(Code that draws figures)
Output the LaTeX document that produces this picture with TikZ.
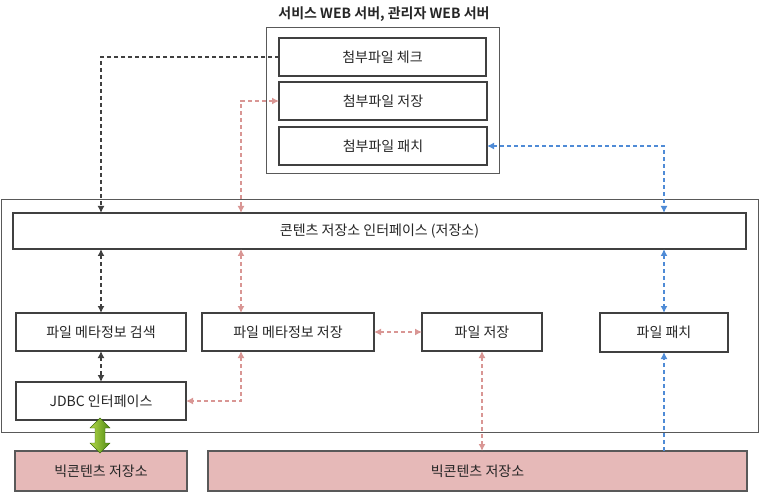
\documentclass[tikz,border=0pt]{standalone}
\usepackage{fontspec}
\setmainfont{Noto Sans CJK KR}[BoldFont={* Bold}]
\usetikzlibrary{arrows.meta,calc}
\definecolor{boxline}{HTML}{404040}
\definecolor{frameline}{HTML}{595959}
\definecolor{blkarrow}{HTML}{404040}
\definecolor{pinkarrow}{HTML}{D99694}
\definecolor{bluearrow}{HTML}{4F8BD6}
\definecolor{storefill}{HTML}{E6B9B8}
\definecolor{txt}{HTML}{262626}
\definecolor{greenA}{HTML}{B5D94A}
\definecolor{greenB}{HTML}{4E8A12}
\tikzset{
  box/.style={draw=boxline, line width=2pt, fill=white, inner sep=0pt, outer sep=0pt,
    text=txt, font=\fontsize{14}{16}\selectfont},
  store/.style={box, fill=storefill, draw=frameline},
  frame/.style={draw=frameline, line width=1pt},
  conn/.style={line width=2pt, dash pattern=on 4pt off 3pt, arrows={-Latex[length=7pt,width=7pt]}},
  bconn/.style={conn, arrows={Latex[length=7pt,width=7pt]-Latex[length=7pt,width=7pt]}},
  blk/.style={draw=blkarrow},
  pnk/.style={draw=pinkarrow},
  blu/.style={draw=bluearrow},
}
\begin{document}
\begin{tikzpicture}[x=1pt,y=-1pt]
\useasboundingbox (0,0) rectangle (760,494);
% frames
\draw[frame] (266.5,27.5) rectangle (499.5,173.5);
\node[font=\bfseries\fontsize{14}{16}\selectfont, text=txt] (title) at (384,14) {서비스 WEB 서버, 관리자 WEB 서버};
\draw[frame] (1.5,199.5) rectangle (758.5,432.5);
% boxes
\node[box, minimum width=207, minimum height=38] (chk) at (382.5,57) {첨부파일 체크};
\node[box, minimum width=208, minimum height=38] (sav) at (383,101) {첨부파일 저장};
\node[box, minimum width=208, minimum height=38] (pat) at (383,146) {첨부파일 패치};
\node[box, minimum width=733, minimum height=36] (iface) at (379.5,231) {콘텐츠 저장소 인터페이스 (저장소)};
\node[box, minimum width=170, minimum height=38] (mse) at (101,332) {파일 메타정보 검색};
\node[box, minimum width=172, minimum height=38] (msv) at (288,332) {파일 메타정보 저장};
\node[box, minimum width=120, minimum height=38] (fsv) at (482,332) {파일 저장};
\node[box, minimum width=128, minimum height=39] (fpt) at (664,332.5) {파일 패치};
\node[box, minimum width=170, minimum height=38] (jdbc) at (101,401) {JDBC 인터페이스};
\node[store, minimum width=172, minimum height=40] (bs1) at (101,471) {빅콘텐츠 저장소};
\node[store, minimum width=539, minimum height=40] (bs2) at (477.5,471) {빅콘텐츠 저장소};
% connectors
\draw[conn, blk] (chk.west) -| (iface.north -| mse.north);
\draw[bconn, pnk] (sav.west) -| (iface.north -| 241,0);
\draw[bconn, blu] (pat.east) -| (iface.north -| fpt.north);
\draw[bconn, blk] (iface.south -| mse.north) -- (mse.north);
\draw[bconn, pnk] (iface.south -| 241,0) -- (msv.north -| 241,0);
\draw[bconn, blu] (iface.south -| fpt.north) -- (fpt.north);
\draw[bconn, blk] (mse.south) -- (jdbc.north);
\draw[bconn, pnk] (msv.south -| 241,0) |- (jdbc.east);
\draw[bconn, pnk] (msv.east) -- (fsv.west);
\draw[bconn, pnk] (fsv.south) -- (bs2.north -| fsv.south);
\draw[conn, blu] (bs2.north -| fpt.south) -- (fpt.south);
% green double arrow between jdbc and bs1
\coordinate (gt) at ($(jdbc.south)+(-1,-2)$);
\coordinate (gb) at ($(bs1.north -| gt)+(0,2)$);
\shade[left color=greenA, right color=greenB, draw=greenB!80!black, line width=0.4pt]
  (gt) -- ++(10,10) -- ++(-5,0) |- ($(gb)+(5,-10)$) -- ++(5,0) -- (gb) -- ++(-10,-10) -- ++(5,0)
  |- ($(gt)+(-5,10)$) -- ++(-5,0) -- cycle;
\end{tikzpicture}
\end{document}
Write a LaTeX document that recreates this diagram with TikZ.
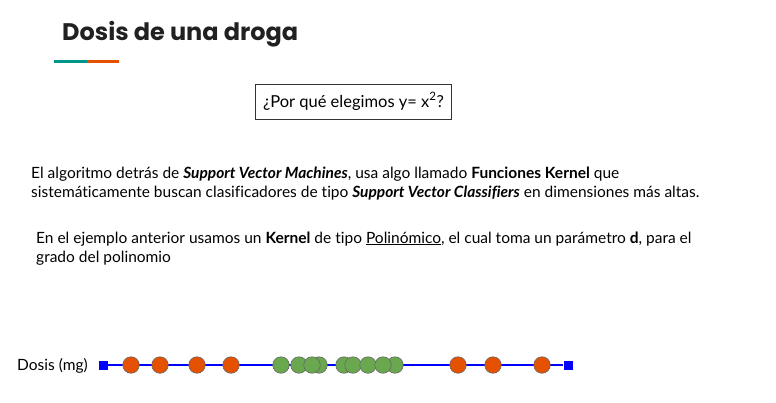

• [SET PROBLEM]:
Reproduce each record from above exactly; pictures do not belong in the copy.

• [TASK RESPONSE]:
Output the LaTeX document that produces this picture with TikZ.
\documentclass[tikz,border=0pt]{standalone}
\usepackage{fontspec}
\setmainfont{Noto Sans CJK KR}[BoldFont={* Bold}]
\usetikzlibrary{arrows.meta,calc}
\definecolor{boxline}{HTML}{404040}
\definecolor{frameline}{HTML}{595959}
\definecolor{blkarrow}{HTML}{404040}
\definecolor{pinkarrow}{HTML}{D99694}
\definecolor{bluearrow}{HTML}{4F8BD6}
\definecolor{storefill}{HTML}{E6B9B8}
\definecolor{txt}{HTML}{262626}
\definecolor{greenA}{HTML}{B5D94A}
\definecolor{greenB}{HTML}{4E8A12}
\tikzset{
  box/.style={draw=boxline, line width=2pt, fill=white, inner sep=0pt, outer sep=0pt,
    text=txt, font=\fontsize{14}{16}\selectfont},
  store/.style={box, fill=storefill, draw=frameline},
  frame/.style={draw=frameline, line width=1pt},
  conn/.style={line width=2pt, dash pattern=on 4pt off 3pt, arrows={-Latex[length=7pt,width=7pt]}},
  bconn/.style={conn, arrows={Latex[length=7pt,width=7pt]-Latex[length=7pt,width=7pt]}},
  blk/.style={draw=blkarrow},
  pnk/.style={draw=pinkarrow},
  blu/.style={draw=bluearrow},
}
\begin{document}
\begin{tikzpicture}[x=1pt,y=-1pt]
\useasboundingbox (0,0) rectangle (760,494);
% frames
\draw[frame] (266.5,27.5) rectangle (499.5,173.5);
\node[font=\bfseries\fontsize{14}{16}\selectfont, text=txt] (title) at (384,14) {서비스 WEB 서버, 관리자 WEB 서버};
\draw[frame] (1.5,199.5) rectangle (758.5,432.5);
% boxes
\node[box, minimum width=207, minimum height=38] (chk) at (382.5,57) {첨부파일 체크};
\node[box, minimum width=208, minimum height=38] (sav) at (383,101) {첨부파일 저장};
\node[box, minimum width=208, minimum height=38] (pat) at (383,146) {첨부파일 패치};
\node[box, minimum width=733, minimum height=36] (iface) at (379.5,231) {콘텐츠 저장소 인터페이스 (저장소)};
\node[box, minimum width=170, minimum height=38] (mse) at (101,332) {파일 메타정보 검색};
\node[box, minimum width=172, minimum height=38] (msv) at (288,332) {파일 메타정보 저장};
\node[box, minimum width=120, minimum height=38] (fsv) at (482,332) {파일 저장};
\node[box, minimum width=128, minimum height=39] (fpt) at (664,332.5) {파일 패치};
\node[box, minimum width=170, minimum height=38] (jdbc) at (101,401) {JDBC 인터페이스};
\node[store, minimum width=172, minimum height=40] (bs1) at (101,471) {빅콘텐츠 저장소};
\node[store, minimum width=539, minimum height=40] (bs2) at (477.5,471) {빅콘텐츠 저장소};
% connectors
\draw[conn, blk] (chk.west) -| (iface.north -| mse.north);
\draw[bconn, pnk] (sav.west) -| (iface.north -| 241,0);
\draw[bconn, blu] (pat.east) -| (iface.north -| fpt.north);
\draw[bconn, blk] (iface.south -| mse.north) -- (mse.north);
\draw[bconn, pnk] (iface.south -| 241,0) -- (msv.north -| 241,0);
\draw[bconn, blu] (iface.south -| fpt.north) -- (fpt.north);
\draw[bconn, blk] (mse.south) -- (jdbc.north);
\draw[bconn, pnk] (msv.south -| 241,0) |- (jdbc.east);
\draw[bconn, pnk] (msv.east) -- (fsv.west);
\draw[bconn, pnk] (fsv.south) -- (bs2.north -| fsv.south);
\draw[conn, blu] (bs2.north -| fpt.south) -- (fpt.south);
% green double arrow between jdbc and bs1
\coordinate (gt) at ($(jdbc.south)+(-1,-2)$);
\coordinate (gb) at ($(bs1.north -| gt)+(0,2)$);
\shade[left color=greenA, right color=greenB, draw=greenB!80!black, line width=0.4pt]
  (gt) -- ++(10,10) -- ++(-5,0) |- ($(gb)+(5,-10)$) -- ++(5,0) -- (gb) -- ++(-10,-10) -- ++(5,0)
  |- ($(gt)+(-5,10)$) -- ++(-5,0) -- cycle;
\end{tikzpicture}
\end{document}
Write a LaTeX document that recreates this diagram with TikZ.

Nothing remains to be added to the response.